Rows from a dataset of charts and code:

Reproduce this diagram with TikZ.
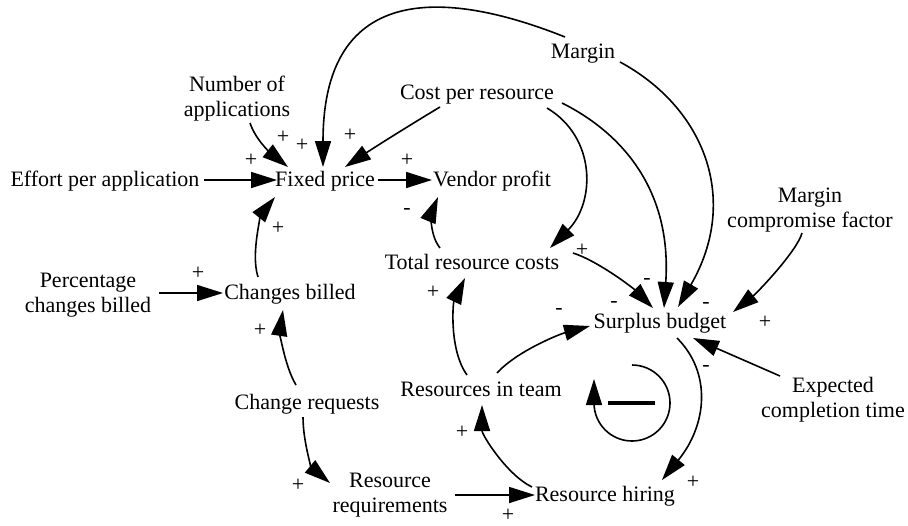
\documentclass[tikz,border=0pt]{standalone}
\usepackage{fontspec}
\setmainfont{Liberation Serif}
\newfontfamily\diagfont{Liberation Serif}
\usetikzlibrary{arrows.meta,calc}

\begin{document}
\begin{tikzpicture}[x=0.5pt,y=-0.5pt,
  var/.style={font=\diagfont\fontsize{11}{12.5}\selectfont, inner sep=0pt, text height=8.2pt, text depth=2.2pt},
  var2/.style={font=\diagfont\fontsize{11}{12.5}\selectfont, inner sep=0pt, align=center},
  sign/.style={font=\diagfont\fontsize{11}{12}\selectfont, inner sep=0pt},
  link/.style={line width=0.8pt, -{Triangle[length=13pt,width=8pt]}},
]
\useasboundingbox (0,0) rectangle (908,525);

% variables
\node[var] (eff) at (105,180) {Effort per application};
\node[var] (fixed) at (325,180) {Fixed price};
\node[var] (vendor) at (492,180) {Vendor profit};
\node[var2] (numapp) at (237,99) {Number of\\applications};
\node[var] (cost) at (477,93) {Cost per resource};
\node[var] (margin) at (583,52) {Margin};
\node[var2] (mcf) at (810,210) {Margin\\compromise factor};
\node[var] (total) at (472,263) {Total resource costs};
\node[var] (surplus) at (660,322) {Surplus budget};
\node[var2] (expected) at (833,400) {Expected\\completion time};
\node[var2] (pcb) at (88,295) {Percentage\\changes billed};
\node[var] (billed) at (290,293) {Changes billed};
\node[var] (creq) at (307,403) {Change requests};
\node[var2] (rreq) at (390,495) {Resource\\requirements};
\node[var] (rteam) at (481,390) {Resources in team};
\node[var] (hiring) at (605,495) {Resource hiring};
\coordinate (loop) at (632,403);

% causal links
\draw[link] ($(eff)+(99,0)$) -- ($(fixed)+(-48,0)$);
\draw[link] ($(fixed)+(53,0)$) -- ($(vendor)+(-60,0)$);
\draw[link] ($(numapp)+(13,24)$) .. controls +(6,18) and +(-15,-12) .. ($(fixed)+(-37,-13)$);
\draw[link] ($(margin)+(-18,-15)$) .. controls +(-100,-40) and +(0,-197) .. ($(fixed)+(-2,-13)$);
\draw[link] ($(cost)+(-37,14)$) .. controls +(-30,18) and +(30,-20) .. ($(fixed)+(20,-13)$);
\draw[link] ($(billed)+(-32,-16)$) .. controls +(-8,-25) and +(-12,15) .. ($(fixed)+(-50,17)$);
\draw[link] ($(total)+(-32,-15)$) .. controls +(-12,-15) and +(-5,12) .. ($(vendor)+(-54,17)$);
\draw[link] ($(cost)+(70,15)$) .. controls +(50,30) and +(45,-45) .. ($(total)+(78,-15)$);
\draw[link] ($(cost)+(85,10)$) .. controls +(60,30) and +(8,-118) .. ($(surplus)+(4,-14)$);
\draw[link] ($(margin)+(37,10)$) .. controls +(85,46) and +(62,-107) .. ($(surplus)+(18,-15)$);
\draw[link] ($(mcf)+(-8,23)$) .. controls +(-5,18) and +(25,-20) .. ($(surplus)+(73,-10)$);
\draw[link] ($(total)+(101,-10)$) .. controls +(25,8) and +(-20,-20) .. ($(surplus)+(-7,-14)$);
\draw[link] ($(rteam)+(16,-17)$) .. controls +(20,-22) and +(-30,8) .. ($(surplus)+(-70,4)$);
\draw[link] ($(rteam)+(-14,-15)$) .. controls +(-18,-25) and +(-12,25) .. ($(total)+(-7,15)$);
\draw[link] ($(expected)+(-53,-24)$) -- ($(surplus)+(33,16)$);
\draw[link] ($(surplus)+(17,16)$) .. controls +(35,35) and +(45,-55) .. ($(hiring)+(57,-15)$);
\draw[link] ($(hiring)+(-73,-8)$) .. controls +(-25,-12) and +(0,30) .. ($(rteam)+(1,15)$);
\draw[link] ($(pcb)+(71,-2)$) -- ($(billed)+(-67,0)$);
\draw[link] ($(creq)+(-11,-18)$) .. controls +(-12,-20) and +(-3,20) .. ($(billed)+(-7,17)$);
\draw[link] ($(creq)+(-4,14)$) .. controls +(0,25) and +(-18,-15) .. ($(rreq)+(-60,-12)$);
\draw[link] ($(rreq)+(65,0)$) -- ($(hiring)+(-70,0)$);

% link polarities
\node[sign] (p1) at (251,160) {+};
\node[sign] (p2) at (283,137) {+};
\node[sign] (p3) at (302,145) {+};
\node[sign] (p4) at (350,135) {+};
\node[sign] (p5) at (407,160) {+};
\node[sign] (p6) at (407,211) {-};
\node[sign] (p7) at (278,228) {+};
\node[sign] (p8) at (198,273) {+};
\node[sign] (p9) at (260,330) {+};
\node[sign] (p10) at (298,485) {+};
\node[sign] (p11) at (433,292) {+};
\node[sign] (p12) at (582,250) {+};
\node[sign] (p13) at (647,281) {-};
\node[sign] (p14) at (614,304) {-};
\node[sign] (p15) at (559,311) {-};
\node[sign] (p16) at (706,305) {-};
\node[sign] (p17) at (765,322) {+};
\node[sign] (p18) at (706,368) {-};
\node[sign] (p19) at (693,482) {+};
\node[sign] (p20) at (462,432) {+};
\node[sign] (p21) at (508,515) {+};

% balancing loop marker
\draw[line width=0.8pt, -{Triangle[length=13pt,width=8pt]}]
  ($(loop)+(0,-38)$) arc[start angle=-90, end angle=180, radius=38] -- ++(0,-24);
\draw[line width=2pt] ($(loop)+(-24,0)$) -- ($(loop)+(23,0)$);
\end{tikzpicture}
\end{document}
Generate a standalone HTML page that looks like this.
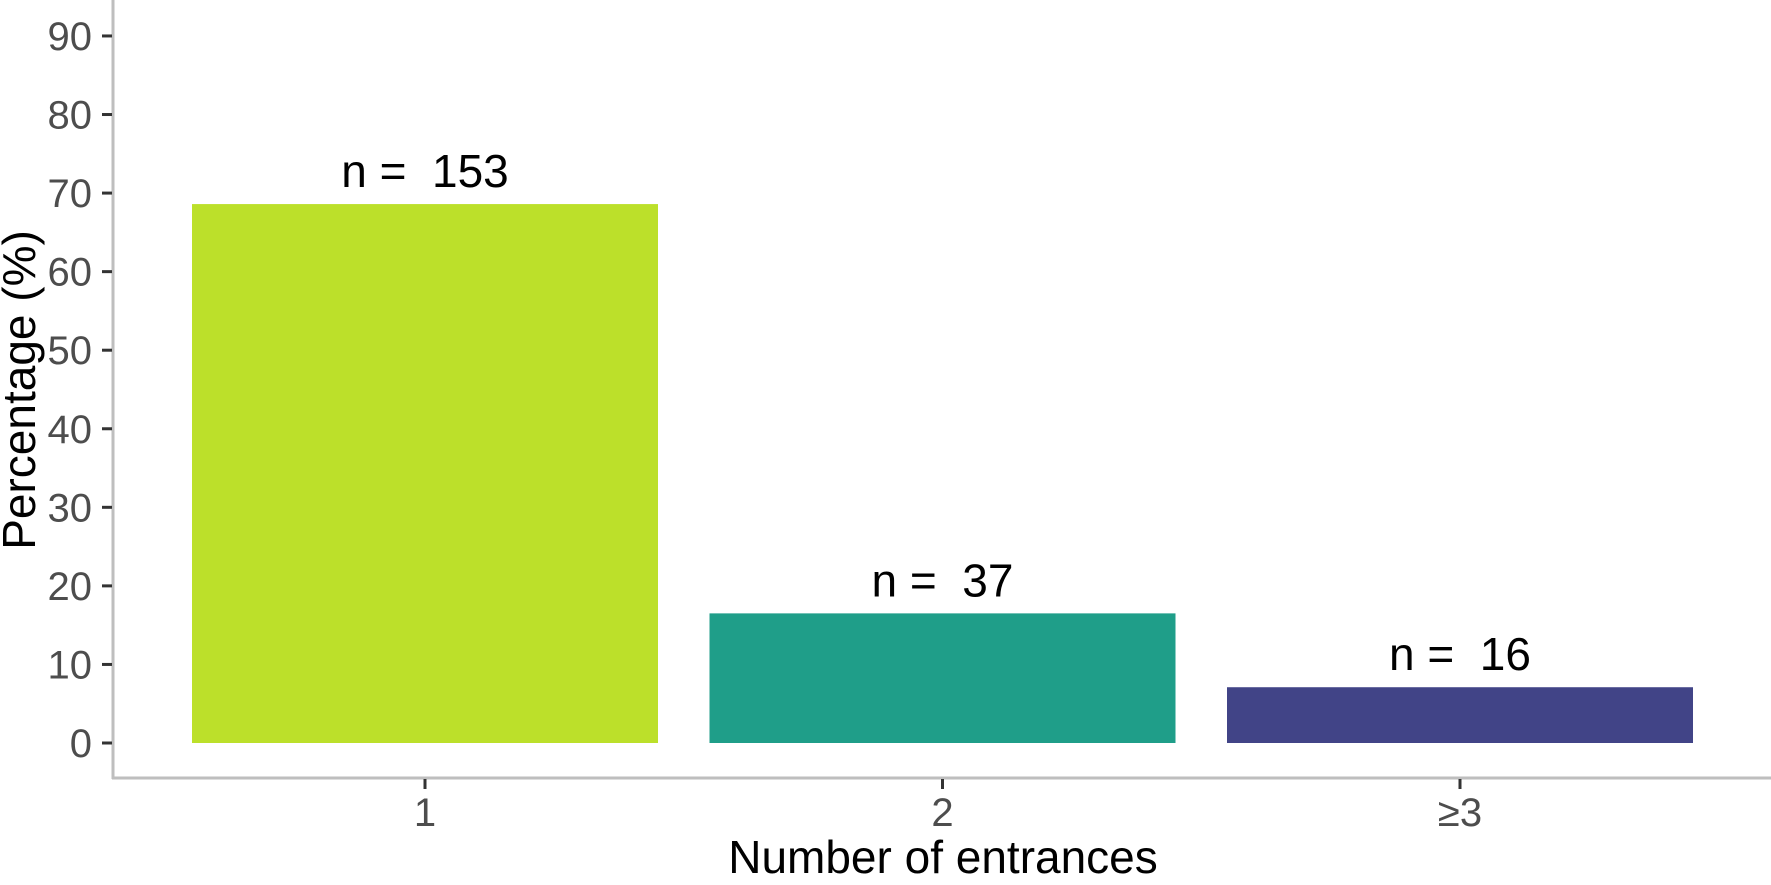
<!DOCTYPE html>
<html><head><meta charset="utf-8">
<style>
html,body{margin:0;padding:0;background:#fff;}
svg{display:block;font-family:"Liberation Sans",Arial,sans-serif;}
</style></head>
<body>
<svg id="chart" width="1771" height="885" viewBox="0 0 1771 885" xmlns="http://www.w3.org/2000/svg"></svg>
<script>
const categories = ["1", "2", "\u22653"];
const values = [68.6, 16.5, 7.1];
const counts = ["153", "37", "16"];
const colors = ["#BCE02A", "#1F9E89", "#414487"];
const yTicks = [0, 10, 20, 30, 40, 50, 60, 70, 80, 90];

const svg = document.getElementById('chart');
const NS = 'http://www.w3.org/2000/svg';
const y0 = 743, pxPer = 7.856;
const yScale = v => y0 - v * pxPer;
const x0 = 425, band = 517.5, barW = 466;
const xScale = i => x0 + i * band;

function mk(tag, attrs, parent) {
  const e = document.createElementNS(NS, tag);
  for (const k in attrs) e.setAttribute(k, attrs[k]);
  (parent || svg).appendChild(e);
  return e;
}

values.forEach((v, i) => {
  const r = mk('rect', {x: xScale(i) - barW / 2, y: yScale(v), width: barW, height: yScale(0) - yScale(v), fill: colors[i]});
  
  
  const t = mk('text', {x: xScale(i), y: yScale(v) - 17, 'text-anchor': 'middle', 'font-size': 46, fill: '#000'});
  t.textContent = 'n =\u00a0 ' + counts[i];
  
  
});

const ax = mk('line', {x1: 113, y1: 0, x2: 113, y2: 779, stroke: '#bebebe', 'stroke-width': 3});


const bx = mk('line', {x1: 112, y1: 778, x2: 1771, y2: 778, stroke: '#bebebe', 'stroke-width': 3});



yTicks.forEach(v => {
  const l = mk('line', {x1: 102, y1: yScale(v), x2: 112, y2: yScale(v), stroke: '#333', 'stroke-width': 3});
  
  
  const t = mk('text', {x: 92, y: yScale(v) + 14, 'text-anchor': 'end', 'font-size': 40, fill: '#4d4d4d'});
  t.textContent = v;
  
  
});

categories.forEach((c, i) => {
  const l = mk('line', {x1: xScale(i), y1: 779, x2: xScale(i), y2: 789, stroke: '#333', 'stroke-width': 3});
  
  
  const t = mk('text', {x: xScale(i), y: 826, 'text-anchor': 'middle', 'font-size': 40, fill: '#4d4d4d'});
  t.textContent = c;
  
  
});

const xt = mk('text', {x: 943, y: 873, 'text-anchor': 'middle', 'font-size': 46, fill: '#000'});
xt.textContent = 'Number of entrances';


const yt = mk('text', {x: 0, y: 0, 'text-anchor': 'middle', 'font-size': 46, fill: '#000', transform: 'translate(35,390) rotate(-90)'});
yt.textContent = 'Percentage (%)';


</script>
</body></html>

**What is expected**
In the material above, tally every line with the string "standalone" in it, then give that number alone.

**Final result**
2